◆ **Stated exercise**
For this exercise, write out exactly, and only, the lines running from the line that contains "The picture is" through the line that contains "range_high = [0.72876, 0.71276, 0.71109, 0.71070, 0.71106]".

_ _ _ _

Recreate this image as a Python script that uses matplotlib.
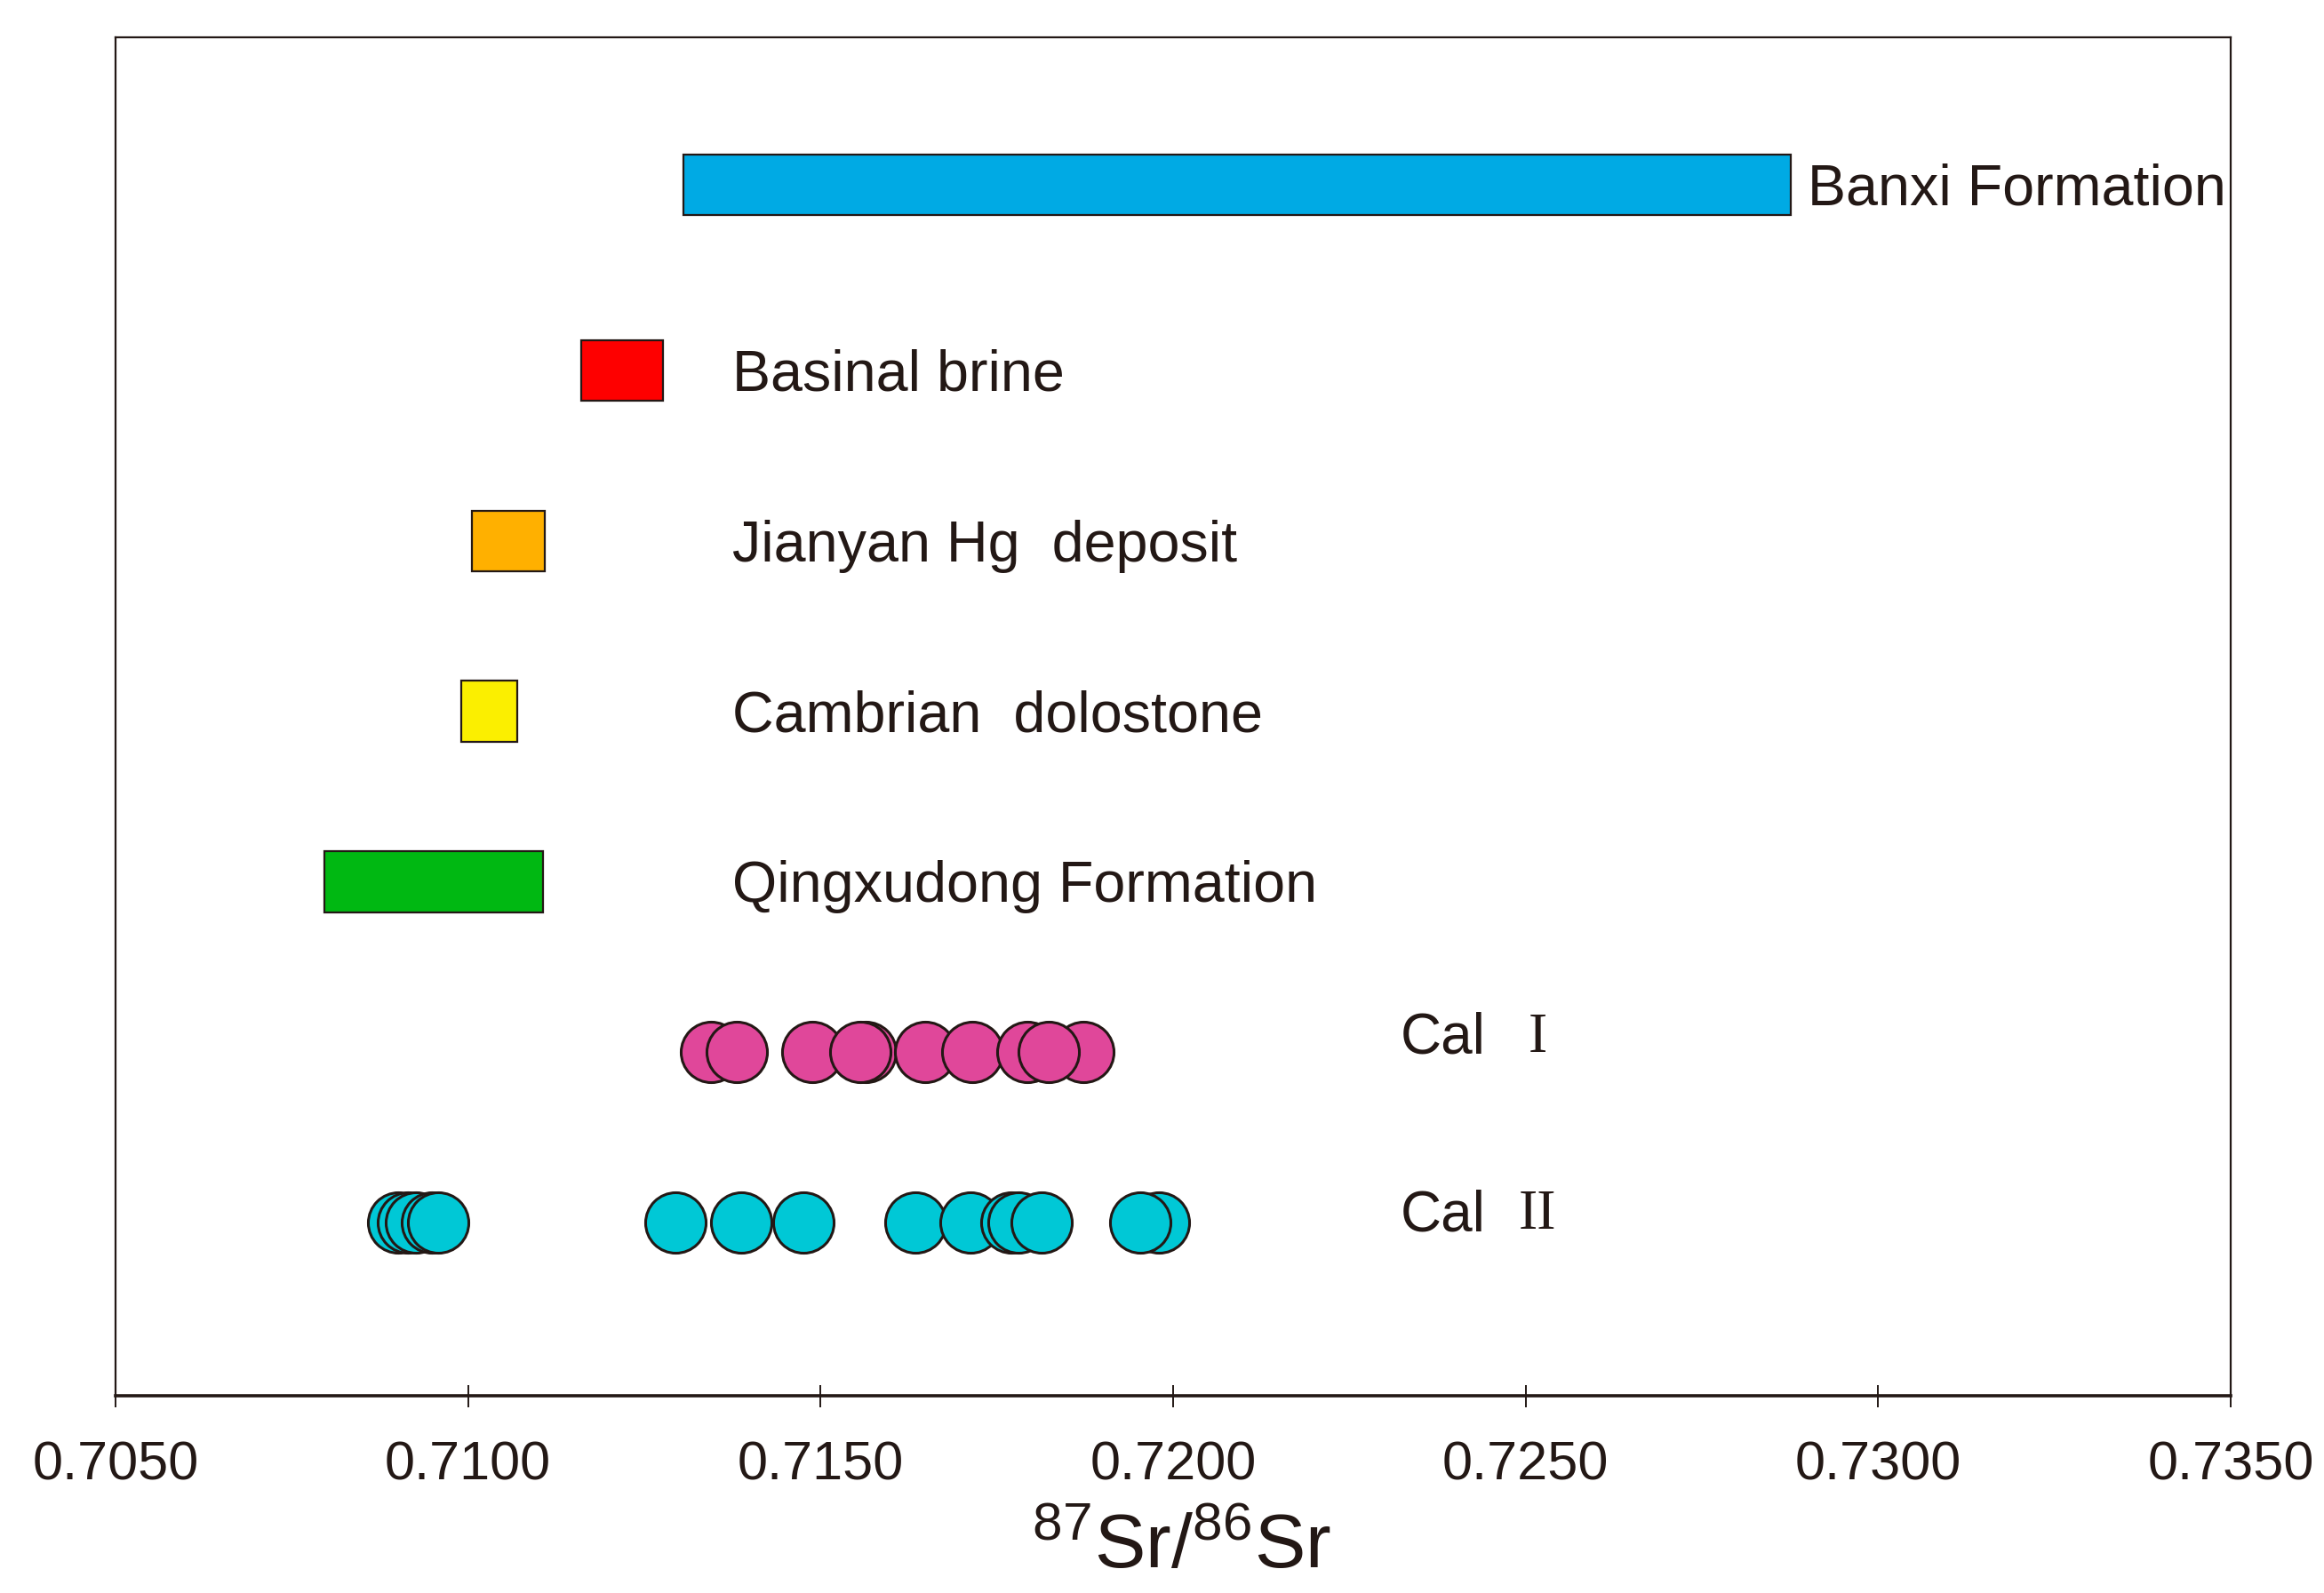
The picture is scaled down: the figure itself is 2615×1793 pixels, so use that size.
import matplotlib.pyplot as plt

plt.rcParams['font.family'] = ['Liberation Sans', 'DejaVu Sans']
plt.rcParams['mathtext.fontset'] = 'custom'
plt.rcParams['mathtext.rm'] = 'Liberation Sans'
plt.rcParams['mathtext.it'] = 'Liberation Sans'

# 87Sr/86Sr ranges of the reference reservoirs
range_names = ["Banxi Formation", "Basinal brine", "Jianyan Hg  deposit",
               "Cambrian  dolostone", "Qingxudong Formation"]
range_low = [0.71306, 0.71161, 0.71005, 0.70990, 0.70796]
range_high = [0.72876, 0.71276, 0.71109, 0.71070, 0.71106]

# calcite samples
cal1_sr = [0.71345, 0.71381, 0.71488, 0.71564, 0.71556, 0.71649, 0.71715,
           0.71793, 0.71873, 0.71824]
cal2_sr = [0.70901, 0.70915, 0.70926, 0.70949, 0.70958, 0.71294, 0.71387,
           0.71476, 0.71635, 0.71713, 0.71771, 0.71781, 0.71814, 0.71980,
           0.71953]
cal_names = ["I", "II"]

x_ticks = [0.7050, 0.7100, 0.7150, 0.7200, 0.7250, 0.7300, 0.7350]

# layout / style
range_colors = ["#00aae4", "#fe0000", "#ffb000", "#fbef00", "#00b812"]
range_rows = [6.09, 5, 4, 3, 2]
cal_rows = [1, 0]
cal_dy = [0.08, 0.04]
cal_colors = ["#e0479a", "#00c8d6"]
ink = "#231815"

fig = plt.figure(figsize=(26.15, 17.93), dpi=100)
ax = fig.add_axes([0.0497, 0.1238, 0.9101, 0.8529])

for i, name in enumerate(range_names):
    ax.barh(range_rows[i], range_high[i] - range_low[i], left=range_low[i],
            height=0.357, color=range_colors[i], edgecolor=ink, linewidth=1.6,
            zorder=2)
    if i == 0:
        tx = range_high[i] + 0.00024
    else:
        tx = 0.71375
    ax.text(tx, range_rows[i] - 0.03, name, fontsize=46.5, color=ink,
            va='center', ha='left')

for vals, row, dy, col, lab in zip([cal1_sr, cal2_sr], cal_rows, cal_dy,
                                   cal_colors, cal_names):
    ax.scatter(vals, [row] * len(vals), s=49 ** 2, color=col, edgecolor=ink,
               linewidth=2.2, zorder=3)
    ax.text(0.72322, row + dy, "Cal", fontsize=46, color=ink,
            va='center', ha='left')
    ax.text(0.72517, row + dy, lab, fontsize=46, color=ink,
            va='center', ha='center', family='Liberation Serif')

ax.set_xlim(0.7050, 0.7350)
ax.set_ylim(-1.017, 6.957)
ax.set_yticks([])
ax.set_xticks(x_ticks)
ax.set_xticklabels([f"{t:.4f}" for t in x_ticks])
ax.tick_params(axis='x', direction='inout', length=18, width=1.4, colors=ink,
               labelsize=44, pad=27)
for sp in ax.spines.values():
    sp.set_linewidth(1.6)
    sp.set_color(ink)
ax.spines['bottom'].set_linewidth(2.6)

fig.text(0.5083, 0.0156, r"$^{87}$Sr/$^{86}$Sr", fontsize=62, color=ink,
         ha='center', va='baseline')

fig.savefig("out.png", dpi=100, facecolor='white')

_ _ _ _

◆ **Task response**
The picture is scaled down: the figure itself is 2615×1793 pixels, so use that size.
import matplotlib.pyplot as plt

plt.rcParams['font.family'] = ['Liberation Sans', 'DejaVu Sans']
plt.rcParams['mathtext.fontset'] = 'custom'
plt.rcParams['mathtext.rm'] = 'Liberation Sans'
plt.rcParams['mathtext.it'] = 'Liberation Sans'

# 87Sr/86Sr ranges of the reference reservoirs
range_names = ["Banxi Formation", "Basinal brine", "Jianyan Hg  deposit",
               "Cambrian  dolostone", "Qingxudong Formation"]
range_low = [0.71306, 0.71161, 0.71005, 0.70990, 0.70796]
range_high = [0.72876, 0.71276, 0.71109, 0.71070, 0.71106]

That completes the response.